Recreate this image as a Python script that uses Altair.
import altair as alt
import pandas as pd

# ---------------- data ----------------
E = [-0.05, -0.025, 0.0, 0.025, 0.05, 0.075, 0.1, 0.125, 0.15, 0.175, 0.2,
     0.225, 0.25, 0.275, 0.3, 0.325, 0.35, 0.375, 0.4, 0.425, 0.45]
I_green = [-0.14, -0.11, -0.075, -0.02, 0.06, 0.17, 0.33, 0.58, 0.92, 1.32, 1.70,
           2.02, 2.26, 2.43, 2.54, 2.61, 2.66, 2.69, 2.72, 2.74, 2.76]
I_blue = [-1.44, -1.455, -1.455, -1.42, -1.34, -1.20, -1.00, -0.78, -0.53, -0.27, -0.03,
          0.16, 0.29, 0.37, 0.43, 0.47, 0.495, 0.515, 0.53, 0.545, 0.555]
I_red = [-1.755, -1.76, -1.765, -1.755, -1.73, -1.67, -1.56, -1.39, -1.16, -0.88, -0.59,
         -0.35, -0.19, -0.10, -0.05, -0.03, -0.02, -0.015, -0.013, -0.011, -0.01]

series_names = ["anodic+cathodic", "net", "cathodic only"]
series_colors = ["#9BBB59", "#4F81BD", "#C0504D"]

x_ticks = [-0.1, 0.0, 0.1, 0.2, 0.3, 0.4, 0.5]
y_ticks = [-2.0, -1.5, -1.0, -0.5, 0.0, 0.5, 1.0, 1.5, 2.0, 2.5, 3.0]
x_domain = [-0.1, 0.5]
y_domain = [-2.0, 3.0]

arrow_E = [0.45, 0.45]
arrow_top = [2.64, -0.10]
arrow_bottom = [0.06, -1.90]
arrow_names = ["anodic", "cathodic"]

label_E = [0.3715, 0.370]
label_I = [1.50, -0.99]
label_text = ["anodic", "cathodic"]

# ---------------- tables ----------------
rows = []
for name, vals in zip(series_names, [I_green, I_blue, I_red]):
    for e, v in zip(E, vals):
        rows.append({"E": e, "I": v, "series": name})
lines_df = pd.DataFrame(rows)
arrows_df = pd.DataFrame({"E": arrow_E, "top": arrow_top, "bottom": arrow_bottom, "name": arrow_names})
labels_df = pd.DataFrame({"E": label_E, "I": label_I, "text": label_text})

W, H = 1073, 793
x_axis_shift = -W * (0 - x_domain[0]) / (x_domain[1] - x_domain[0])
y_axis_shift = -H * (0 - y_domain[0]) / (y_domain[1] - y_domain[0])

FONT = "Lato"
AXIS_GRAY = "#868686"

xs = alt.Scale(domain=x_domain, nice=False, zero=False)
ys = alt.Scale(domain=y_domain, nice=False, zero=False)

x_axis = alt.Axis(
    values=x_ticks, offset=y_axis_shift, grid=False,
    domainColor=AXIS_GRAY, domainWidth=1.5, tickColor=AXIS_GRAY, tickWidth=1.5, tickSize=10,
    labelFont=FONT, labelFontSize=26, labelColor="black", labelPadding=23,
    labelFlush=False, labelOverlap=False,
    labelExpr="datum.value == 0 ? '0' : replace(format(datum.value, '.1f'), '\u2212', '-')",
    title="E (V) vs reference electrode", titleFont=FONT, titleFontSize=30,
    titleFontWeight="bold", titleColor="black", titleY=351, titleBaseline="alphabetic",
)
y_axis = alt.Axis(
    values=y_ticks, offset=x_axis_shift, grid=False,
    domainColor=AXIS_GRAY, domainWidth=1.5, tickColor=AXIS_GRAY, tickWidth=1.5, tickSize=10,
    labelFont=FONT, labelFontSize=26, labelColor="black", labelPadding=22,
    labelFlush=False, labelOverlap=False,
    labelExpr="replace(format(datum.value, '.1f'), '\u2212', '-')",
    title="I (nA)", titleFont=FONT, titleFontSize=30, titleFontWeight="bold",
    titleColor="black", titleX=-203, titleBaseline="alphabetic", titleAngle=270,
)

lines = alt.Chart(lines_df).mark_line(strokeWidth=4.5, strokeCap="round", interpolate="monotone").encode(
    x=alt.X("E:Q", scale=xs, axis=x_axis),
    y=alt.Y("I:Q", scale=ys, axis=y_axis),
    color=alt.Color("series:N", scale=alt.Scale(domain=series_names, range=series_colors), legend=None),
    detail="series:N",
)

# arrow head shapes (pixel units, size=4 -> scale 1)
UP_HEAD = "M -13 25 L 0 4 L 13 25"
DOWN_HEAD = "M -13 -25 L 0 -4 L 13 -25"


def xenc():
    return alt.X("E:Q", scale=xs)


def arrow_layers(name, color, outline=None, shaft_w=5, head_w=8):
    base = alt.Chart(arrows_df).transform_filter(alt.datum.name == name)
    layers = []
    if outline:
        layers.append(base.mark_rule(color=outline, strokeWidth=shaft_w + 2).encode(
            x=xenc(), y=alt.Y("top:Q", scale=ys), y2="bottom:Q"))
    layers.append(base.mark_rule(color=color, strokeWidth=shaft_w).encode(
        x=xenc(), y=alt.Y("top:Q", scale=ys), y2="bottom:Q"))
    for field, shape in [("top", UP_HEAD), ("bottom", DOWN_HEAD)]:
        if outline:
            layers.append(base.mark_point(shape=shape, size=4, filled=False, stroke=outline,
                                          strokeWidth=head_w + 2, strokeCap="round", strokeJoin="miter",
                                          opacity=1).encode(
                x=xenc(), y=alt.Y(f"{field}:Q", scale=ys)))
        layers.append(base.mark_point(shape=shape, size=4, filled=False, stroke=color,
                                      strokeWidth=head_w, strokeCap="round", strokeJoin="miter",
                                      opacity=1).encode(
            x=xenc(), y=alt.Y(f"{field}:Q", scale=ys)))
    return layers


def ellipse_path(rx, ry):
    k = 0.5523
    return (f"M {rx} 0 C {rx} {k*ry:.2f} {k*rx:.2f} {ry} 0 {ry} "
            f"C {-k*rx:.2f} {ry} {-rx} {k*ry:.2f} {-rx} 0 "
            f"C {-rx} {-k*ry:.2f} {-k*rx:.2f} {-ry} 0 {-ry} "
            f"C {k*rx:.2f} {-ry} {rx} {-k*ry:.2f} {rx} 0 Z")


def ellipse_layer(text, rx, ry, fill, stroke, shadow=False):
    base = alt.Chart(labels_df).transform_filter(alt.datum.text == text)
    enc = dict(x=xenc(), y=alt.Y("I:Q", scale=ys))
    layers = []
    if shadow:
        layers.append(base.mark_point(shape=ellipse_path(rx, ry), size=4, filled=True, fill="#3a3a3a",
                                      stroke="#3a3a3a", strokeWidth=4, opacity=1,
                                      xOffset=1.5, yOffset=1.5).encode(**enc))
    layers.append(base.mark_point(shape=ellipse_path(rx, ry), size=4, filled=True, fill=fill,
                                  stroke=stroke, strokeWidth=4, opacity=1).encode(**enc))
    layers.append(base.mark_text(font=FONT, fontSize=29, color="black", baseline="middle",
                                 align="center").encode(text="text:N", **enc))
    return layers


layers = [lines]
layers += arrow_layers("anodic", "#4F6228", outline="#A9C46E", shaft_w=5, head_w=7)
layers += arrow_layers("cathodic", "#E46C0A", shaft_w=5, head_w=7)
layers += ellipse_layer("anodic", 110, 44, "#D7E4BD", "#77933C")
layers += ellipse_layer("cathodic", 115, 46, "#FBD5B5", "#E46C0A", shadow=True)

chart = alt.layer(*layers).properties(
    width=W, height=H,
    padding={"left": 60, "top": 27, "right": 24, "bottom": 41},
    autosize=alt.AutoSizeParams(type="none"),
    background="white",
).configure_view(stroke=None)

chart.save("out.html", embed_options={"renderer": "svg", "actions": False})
---
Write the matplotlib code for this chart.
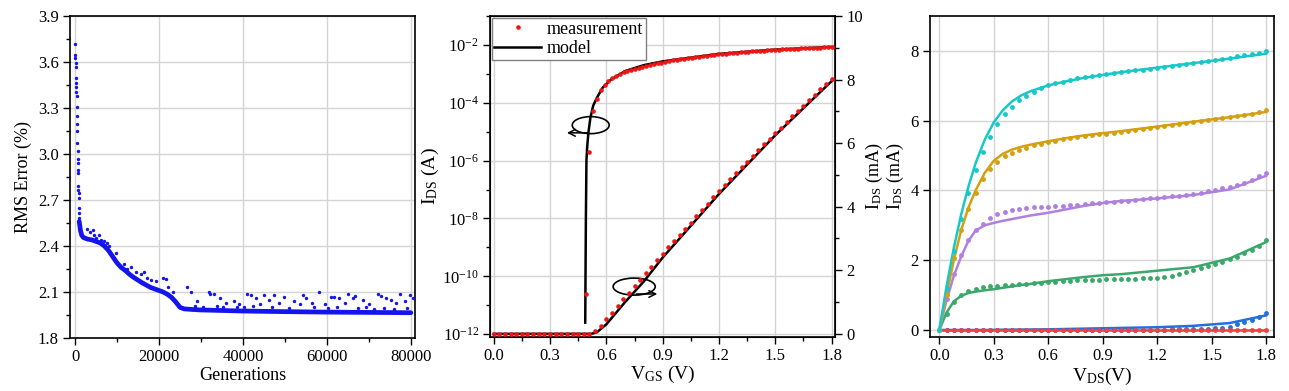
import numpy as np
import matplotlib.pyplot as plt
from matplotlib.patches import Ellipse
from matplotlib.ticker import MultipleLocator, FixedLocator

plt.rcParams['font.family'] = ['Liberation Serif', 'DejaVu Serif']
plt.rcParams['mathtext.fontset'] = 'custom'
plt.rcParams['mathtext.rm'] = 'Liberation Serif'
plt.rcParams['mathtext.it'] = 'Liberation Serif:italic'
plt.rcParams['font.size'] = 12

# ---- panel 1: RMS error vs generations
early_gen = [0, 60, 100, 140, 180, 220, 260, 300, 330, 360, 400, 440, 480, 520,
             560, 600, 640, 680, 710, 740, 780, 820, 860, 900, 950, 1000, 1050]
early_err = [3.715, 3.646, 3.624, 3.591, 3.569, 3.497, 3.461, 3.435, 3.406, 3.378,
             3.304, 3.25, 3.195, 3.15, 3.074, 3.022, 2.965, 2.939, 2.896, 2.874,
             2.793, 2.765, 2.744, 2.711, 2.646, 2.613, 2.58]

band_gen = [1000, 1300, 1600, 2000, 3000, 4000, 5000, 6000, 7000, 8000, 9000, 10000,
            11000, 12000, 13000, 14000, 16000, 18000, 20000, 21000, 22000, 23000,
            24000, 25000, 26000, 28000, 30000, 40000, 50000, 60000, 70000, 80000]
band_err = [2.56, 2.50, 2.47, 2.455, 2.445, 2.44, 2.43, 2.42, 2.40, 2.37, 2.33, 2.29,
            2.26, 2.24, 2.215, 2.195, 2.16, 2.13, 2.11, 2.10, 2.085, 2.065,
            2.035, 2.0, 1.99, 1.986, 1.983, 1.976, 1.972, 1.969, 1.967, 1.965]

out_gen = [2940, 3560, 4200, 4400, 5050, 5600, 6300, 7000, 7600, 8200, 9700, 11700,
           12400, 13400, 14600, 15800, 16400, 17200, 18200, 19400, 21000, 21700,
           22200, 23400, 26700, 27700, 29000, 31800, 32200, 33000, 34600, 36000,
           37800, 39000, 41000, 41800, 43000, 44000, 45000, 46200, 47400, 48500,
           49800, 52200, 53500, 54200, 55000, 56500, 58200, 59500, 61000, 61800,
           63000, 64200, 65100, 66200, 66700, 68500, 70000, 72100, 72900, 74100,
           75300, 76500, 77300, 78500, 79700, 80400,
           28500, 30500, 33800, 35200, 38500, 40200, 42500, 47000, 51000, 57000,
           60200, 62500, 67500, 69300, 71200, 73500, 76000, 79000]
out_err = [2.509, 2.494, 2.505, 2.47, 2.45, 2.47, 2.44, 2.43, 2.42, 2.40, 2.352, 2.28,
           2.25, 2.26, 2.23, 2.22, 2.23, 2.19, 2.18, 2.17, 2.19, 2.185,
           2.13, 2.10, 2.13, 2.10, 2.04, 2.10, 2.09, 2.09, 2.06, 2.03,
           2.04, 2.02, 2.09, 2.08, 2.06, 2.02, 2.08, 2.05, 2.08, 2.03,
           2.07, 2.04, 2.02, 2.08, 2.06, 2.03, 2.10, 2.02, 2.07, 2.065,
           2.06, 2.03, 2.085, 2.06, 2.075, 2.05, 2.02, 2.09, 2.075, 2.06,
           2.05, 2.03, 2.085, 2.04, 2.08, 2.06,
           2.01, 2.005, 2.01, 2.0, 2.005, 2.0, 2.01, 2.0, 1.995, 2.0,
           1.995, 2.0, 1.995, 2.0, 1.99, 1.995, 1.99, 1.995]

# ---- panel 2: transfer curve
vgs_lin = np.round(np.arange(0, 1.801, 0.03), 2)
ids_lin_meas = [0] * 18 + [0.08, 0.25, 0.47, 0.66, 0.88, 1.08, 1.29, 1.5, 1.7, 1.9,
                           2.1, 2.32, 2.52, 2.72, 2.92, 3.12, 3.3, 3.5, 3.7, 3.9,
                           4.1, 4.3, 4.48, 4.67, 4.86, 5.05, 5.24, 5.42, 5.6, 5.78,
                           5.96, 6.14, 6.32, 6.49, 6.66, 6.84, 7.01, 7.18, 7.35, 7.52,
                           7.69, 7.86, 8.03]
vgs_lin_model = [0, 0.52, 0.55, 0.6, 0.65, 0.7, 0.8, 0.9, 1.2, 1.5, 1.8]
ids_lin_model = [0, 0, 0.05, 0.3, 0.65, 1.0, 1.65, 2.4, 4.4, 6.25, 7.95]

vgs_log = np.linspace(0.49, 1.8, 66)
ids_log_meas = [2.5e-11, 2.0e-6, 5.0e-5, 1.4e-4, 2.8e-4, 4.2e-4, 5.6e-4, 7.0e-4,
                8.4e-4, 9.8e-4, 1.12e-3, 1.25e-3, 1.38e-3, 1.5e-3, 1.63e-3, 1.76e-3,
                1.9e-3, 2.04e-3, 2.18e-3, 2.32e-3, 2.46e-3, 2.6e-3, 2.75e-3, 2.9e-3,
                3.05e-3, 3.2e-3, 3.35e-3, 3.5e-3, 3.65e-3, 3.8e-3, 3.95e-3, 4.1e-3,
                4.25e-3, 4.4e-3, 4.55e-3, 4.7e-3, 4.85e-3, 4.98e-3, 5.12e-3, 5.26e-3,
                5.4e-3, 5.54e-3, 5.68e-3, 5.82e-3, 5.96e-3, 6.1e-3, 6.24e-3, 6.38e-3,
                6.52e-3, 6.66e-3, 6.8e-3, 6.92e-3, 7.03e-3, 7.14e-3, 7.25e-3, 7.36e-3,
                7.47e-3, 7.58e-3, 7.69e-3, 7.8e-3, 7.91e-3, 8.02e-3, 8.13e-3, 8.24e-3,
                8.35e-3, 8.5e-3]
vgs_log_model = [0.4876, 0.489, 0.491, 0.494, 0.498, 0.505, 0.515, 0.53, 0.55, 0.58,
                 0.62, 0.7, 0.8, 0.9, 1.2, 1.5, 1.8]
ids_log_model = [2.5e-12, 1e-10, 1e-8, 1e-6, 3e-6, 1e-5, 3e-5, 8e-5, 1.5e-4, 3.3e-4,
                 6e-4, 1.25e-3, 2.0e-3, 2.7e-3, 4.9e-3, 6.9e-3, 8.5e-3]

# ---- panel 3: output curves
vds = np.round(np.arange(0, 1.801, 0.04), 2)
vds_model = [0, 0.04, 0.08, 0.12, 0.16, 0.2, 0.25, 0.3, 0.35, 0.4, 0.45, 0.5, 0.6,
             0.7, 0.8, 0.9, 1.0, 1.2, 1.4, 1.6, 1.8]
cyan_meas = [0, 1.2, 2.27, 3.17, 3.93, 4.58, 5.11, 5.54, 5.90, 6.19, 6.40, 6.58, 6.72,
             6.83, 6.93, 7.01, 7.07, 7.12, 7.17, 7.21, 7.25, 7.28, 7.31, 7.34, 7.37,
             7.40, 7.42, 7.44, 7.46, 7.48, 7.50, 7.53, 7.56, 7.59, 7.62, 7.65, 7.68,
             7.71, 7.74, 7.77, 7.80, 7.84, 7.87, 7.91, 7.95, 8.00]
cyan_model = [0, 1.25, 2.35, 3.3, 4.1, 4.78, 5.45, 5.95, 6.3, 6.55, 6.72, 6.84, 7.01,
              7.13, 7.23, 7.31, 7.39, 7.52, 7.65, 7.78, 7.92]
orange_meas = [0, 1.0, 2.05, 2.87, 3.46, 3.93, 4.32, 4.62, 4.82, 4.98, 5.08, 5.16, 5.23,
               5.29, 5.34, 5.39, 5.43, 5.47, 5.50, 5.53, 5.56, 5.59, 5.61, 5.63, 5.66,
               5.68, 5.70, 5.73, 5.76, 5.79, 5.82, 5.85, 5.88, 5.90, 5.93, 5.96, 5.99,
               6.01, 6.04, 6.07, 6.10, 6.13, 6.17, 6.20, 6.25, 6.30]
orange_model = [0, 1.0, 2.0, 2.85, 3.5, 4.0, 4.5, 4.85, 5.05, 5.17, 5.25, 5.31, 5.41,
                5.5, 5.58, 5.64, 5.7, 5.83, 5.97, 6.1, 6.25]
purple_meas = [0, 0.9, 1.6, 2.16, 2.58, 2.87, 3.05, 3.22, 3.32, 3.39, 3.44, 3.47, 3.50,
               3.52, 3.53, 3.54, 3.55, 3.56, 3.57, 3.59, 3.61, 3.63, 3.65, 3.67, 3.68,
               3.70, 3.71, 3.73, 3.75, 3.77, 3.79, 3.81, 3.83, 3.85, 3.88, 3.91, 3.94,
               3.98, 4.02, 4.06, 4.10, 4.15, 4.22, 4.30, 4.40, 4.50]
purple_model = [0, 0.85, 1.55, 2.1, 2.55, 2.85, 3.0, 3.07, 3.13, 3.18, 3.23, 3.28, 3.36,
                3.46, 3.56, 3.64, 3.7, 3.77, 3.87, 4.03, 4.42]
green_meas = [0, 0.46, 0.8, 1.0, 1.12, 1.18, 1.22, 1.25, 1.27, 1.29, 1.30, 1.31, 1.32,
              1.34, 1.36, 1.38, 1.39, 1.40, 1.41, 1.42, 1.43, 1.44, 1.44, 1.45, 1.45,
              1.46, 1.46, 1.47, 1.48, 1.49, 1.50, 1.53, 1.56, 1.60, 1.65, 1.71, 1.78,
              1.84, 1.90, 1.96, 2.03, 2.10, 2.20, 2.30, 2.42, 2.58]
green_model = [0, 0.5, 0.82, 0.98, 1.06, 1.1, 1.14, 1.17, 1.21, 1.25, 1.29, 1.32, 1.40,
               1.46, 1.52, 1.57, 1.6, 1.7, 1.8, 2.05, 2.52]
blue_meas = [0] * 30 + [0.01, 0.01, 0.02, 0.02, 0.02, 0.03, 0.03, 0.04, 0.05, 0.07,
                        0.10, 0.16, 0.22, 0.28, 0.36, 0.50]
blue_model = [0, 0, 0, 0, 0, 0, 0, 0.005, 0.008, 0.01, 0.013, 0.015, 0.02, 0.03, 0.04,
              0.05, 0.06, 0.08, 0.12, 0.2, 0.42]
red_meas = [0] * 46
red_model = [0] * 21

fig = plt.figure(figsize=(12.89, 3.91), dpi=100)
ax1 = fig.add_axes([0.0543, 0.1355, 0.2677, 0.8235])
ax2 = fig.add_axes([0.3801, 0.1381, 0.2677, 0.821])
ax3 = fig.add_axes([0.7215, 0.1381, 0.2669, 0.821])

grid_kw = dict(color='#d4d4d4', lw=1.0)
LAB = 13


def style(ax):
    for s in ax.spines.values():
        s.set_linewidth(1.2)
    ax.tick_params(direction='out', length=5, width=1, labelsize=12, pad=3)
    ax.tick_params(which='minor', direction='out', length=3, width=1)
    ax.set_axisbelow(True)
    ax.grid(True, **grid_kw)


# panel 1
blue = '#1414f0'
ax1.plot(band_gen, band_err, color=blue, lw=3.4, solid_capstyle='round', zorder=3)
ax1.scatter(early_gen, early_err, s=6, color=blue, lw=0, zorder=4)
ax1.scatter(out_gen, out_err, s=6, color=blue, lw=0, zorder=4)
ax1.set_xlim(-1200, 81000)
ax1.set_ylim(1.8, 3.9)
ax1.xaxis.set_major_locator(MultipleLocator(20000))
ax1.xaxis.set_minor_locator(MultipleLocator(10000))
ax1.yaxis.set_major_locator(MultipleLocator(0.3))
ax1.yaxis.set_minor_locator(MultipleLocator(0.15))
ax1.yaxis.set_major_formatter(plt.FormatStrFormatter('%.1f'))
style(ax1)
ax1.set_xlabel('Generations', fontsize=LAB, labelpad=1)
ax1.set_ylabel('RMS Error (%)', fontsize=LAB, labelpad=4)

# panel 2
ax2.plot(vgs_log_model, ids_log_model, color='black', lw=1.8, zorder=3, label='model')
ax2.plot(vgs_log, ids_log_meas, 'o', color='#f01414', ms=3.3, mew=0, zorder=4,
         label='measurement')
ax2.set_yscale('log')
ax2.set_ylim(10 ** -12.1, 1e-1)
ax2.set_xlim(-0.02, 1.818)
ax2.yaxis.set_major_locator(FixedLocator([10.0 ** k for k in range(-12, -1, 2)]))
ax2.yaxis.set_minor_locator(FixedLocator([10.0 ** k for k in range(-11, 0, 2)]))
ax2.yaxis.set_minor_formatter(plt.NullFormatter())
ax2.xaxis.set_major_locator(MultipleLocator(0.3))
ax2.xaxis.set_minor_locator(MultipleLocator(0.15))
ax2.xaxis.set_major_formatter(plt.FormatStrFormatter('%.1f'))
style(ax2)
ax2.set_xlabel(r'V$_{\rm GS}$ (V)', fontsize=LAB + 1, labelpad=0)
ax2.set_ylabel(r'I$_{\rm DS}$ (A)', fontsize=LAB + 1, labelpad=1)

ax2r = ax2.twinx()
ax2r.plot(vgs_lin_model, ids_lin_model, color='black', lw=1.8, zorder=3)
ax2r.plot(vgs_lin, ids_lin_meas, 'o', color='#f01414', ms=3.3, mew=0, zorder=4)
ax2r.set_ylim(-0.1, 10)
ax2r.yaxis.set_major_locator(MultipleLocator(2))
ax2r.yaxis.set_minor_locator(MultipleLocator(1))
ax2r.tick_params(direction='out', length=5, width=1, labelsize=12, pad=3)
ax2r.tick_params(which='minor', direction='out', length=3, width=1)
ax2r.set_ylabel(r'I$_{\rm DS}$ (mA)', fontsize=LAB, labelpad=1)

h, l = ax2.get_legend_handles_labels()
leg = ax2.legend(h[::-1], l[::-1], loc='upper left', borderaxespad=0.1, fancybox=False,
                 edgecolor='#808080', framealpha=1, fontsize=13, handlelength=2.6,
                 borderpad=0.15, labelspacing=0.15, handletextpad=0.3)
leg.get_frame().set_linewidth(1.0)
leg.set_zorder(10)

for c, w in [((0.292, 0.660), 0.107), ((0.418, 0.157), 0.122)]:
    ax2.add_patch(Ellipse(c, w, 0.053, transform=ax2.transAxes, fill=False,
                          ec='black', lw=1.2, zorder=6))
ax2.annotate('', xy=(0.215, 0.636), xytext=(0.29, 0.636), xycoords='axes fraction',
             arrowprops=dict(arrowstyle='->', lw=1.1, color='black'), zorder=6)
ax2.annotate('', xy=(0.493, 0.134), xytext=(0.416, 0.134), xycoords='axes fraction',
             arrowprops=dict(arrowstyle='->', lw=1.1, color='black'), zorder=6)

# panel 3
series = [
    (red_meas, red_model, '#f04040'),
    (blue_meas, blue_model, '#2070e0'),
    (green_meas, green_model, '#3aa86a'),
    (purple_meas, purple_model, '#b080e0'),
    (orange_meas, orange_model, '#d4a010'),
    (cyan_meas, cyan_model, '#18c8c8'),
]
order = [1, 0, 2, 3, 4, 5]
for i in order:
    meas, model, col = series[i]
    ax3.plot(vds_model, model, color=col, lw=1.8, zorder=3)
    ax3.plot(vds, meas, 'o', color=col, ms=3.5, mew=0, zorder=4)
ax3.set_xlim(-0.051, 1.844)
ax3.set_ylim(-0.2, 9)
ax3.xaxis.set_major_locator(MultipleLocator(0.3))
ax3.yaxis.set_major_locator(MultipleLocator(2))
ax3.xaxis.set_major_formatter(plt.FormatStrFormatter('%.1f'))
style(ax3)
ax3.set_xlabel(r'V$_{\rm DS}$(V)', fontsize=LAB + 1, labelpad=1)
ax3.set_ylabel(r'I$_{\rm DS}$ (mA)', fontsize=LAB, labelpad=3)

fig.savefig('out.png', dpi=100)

What the exercise asks>
Print exactly the lines above from the one with "Recreate this image" to the one with "import pandas as pd", including both.

Problem solution>
Recreate this image as a Python script that uses Altair.
import altair as alt
import pandas as pd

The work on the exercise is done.